Select from the data all lines with the word "this".
[Start Provided records]
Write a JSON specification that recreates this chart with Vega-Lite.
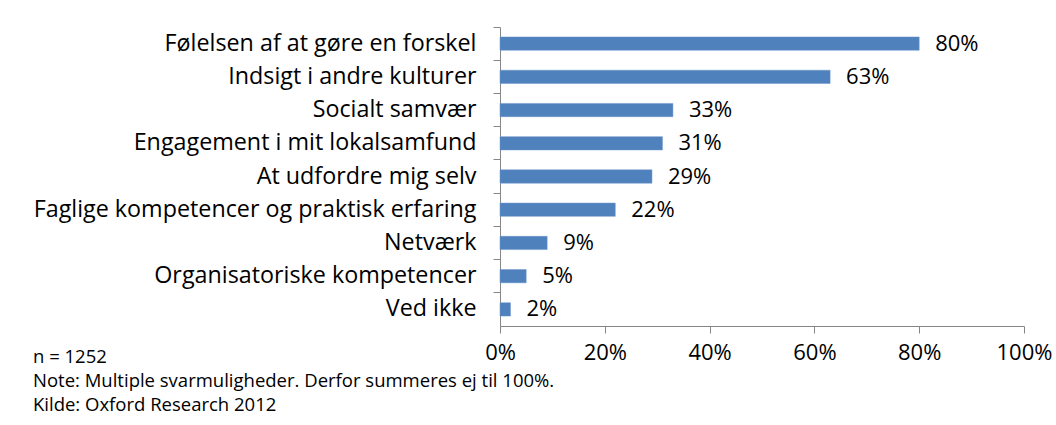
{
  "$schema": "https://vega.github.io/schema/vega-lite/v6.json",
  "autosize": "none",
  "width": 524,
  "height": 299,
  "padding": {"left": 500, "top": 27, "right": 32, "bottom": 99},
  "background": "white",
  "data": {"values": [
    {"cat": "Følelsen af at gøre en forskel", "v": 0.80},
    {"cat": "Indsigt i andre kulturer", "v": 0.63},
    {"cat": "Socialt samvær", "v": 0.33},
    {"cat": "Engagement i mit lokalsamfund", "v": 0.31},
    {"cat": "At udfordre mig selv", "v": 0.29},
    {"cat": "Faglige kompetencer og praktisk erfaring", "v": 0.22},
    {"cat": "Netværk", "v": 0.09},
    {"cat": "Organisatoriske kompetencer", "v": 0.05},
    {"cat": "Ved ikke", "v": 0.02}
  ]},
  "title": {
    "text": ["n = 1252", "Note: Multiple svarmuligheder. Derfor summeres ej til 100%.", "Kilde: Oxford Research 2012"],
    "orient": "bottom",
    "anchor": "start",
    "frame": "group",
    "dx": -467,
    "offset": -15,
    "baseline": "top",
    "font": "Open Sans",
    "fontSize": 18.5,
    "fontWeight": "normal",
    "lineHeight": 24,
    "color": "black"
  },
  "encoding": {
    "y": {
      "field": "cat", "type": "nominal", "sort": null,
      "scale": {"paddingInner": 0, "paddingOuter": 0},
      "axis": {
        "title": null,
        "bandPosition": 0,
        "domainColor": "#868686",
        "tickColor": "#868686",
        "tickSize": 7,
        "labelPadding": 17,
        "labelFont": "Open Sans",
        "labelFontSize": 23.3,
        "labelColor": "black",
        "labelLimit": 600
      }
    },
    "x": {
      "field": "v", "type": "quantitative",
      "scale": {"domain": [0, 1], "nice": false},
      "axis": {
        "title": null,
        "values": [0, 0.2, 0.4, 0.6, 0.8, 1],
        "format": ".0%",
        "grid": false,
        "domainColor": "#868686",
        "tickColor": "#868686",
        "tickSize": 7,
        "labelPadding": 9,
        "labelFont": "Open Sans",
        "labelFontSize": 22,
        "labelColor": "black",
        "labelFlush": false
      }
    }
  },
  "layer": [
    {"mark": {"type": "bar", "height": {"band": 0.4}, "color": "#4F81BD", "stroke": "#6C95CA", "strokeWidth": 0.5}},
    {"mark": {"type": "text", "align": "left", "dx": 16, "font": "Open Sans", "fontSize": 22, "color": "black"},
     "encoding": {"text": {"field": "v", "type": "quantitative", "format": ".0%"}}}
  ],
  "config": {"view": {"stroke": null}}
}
[End Provided records]
[Start Provided records]
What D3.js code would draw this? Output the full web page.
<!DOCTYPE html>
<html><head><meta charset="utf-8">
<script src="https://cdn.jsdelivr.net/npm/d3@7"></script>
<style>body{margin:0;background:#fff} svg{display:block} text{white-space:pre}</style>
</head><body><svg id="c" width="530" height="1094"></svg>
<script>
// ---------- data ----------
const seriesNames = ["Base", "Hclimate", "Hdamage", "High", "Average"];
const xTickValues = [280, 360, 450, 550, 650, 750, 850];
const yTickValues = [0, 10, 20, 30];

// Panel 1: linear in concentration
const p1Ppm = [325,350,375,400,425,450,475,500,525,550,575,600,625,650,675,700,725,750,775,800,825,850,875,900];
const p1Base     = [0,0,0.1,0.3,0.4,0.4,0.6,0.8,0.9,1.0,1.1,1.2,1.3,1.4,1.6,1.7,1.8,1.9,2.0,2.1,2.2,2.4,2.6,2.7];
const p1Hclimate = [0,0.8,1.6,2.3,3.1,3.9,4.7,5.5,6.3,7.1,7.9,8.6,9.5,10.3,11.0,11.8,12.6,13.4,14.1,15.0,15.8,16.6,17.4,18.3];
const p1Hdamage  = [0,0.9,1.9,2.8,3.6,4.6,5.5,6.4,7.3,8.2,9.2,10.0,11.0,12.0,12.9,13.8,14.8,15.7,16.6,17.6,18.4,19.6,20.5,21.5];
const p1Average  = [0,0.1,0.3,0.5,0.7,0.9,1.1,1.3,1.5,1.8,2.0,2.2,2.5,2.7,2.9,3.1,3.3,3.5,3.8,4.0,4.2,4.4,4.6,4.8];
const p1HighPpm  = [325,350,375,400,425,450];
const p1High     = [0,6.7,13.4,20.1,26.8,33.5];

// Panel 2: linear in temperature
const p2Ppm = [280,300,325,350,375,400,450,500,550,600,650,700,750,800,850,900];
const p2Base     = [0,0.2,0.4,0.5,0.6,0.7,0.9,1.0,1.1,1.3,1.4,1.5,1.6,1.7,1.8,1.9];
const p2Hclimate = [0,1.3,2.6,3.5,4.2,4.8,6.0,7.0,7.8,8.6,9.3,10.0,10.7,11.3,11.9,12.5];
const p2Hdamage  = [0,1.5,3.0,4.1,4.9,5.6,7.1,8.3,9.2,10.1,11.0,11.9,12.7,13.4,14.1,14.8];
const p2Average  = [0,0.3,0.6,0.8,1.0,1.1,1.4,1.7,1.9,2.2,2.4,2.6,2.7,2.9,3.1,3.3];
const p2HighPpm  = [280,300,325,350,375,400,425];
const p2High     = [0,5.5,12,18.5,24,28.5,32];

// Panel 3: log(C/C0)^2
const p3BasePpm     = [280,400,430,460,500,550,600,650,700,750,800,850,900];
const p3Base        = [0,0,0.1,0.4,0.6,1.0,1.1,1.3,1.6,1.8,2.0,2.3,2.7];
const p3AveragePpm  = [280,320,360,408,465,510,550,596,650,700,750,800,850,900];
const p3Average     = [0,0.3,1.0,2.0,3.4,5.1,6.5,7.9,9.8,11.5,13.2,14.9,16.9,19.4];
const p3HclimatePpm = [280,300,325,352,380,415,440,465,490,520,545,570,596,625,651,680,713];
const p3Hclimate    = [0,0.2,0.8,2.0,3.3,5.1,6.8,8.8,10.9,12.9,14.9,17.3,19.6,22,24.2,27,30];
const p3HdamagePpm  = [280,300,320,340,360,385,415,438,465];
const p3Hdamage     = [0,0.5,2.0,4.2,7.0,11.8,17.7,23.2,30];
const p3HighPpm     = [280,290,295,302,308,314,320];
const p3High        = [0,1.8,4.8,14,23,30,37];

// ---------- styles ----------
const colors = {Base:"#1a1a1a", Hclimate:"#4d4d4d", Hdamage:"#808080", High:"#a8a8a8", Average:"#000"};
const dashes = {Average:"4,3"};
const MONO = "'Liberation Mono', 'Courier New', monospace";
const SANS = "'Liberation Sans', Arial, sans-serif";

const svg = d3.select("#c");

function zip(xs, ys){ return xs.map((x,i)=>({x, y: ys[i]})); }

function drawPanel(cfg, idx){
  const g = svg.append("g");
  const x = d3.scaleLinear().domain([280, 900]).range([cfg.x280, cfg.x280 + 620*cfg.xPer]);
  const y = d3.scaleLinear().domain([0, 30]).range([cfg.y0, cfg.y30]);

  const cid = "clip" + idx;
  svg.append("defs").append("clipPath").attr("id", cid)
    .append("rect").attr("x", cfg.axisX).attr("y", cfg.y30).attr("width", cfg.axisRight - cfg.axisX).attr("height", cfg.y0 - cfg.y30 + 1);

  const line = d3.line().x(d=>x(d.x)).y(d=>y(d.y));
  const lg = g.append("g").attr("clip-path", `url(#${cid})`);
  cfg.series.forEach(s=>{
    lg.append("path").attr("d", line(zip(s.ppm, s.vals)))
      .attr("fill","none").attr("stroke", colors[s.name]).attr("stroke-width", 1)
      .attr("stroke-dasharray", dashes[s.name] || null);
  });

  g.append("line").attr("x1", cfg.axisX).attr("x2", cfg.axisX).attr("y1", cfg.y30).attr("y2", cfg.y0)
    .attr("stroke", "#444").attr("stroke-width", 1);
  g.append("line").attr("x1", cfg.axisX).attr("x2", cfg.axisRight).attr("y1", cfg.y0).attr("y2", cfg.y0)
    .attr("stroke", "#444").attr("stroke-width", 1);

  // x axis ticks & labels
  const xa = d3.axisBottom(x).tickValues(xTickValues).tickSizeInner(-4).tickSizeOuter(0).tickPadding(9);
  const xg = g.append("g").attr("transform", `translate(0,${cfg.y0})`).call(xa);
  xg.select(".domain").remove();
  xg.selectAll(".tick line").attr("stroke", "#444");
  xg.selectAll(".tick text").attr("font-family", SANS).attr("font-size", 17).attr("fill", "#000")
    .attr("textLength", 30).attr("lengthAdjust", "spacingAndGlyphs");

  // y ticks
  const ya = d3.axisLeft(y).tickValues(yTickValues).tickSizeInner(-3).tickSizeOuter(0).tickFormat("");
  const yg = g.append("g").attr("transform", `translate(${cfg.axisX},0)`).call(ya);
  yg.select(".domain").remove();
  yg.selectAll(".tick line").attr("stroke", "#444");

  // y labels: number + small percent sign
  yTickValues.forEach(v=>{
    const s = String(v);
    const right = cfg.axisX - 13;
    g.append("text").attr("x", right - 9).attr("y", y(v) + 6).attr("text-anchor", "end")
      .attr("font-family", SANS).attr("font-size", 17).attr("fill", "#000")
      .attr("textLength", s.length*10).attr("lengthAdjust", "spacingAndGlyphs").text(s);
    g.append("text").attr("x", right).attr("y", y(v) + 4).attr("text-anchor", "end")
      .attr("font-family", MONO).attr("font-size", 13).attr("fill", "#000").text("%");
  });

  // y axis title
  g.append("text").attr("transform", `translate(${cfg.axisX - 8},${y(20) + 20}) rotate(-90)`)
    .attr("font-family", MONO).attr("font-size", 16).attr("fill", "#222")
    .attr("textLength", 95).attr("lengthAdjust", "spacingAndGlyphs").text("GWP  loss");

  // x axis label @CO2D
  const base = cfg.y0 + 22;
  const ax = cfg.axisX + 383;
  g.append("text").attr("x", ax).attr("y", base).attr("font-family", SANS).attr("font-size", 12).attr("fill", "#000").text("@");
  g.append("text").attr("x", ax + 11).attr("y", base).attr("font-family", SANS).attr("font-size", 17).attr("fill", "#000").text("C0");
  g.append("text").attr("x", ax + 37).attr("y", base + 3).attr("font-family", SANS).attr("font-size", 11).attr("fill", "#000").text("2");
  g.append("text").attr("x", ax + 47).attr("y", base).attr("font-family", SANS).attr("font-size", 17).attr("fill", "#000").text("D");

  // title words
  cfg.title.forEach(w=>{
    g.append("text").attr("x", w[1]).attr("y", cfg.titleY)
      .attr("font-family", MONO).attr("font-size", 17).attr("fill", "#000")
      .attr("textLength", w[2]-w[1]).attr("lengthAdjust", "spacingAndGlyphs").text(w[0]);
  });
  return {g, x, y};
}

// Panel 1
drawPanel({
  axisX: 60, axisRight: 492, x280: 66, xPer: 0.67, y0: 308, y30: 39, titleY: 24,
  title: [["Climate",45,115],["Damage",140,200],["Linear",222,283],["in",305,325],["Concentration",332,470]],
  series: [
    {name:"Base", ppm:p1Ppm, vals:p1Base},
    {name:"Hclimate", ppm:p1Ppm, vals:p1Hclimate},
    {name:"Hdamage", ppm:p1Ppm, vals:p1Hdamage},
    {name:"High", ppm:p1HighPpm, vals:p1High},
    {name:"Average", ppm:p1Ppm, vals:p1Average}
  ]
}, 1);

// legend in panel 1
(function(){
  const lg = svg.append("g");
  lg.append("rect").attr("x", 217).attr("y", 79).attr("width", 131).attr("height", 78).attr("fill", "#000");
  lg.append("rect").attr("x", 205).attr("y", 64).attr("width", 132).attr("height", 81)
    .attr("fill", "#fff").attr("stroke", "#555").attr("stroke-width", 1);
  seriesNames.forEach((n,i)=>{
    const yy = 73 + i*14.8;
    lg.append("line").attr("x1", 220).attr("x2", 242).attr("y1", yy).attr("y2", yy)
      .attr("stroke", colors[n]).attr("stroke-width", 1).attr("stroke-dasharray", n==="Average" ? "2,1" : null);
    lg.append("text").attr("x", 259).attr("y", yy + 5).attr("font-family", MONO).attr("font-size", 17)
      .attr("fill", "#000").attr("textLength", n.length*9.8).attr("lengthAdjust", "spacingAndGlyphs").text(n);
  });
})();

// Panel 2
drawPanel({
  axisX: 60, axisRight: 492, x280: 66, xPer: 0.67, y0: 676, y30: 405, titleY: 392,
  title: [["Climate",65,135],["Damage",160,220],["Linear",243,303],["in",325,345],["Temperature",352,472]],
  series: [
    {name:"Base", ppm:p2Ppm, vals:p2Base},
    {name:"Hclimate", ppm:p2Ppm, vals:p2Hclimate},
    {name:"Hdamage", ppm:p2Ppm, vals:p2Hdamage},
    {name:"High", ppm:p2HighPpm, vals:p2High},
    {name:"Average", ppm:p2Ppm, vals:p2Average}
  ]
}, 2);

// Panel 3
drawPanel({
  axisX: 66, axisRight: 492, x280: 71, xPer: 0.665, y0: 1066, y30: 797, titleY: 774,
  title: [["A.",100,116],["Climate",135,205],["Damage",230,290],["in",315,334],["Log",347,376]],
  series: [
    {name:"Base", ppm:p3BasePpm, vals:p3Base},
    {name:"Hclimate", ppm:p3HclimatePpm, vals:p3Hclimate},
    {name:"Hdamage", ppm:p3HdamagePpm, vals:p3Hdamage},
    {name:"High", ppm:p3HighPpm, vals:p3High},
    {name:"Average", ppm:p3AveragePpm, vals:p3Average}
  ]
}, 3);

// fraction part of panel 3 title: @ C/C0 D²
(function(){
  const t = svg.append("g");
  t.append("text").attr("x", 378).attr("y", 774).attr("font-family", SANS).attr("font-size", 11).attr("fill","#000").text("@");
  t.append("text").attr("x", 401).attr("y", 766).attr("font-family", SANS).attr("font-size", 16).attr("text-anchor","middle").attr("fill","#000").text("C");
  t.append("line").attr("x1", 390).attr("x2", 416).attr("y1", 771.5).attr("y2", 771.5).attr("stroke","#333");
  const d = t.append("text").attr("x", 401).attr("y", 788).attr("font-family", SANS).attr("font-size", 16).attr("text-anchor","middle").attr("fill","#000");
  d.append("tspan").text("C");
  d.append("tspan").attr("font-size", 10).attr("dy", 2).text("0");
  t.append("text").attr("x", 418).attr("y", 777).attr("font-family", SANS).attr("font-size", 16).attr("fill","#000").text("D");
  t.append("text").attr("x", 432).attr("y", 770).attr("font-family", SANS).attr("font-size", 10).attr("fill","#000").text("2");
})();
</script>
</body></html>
[End Provided records]
_Final answer_
Write a JSON specification that recreates this chart with Vega-Lite.
What D3.js code would draw this? Output the full web page.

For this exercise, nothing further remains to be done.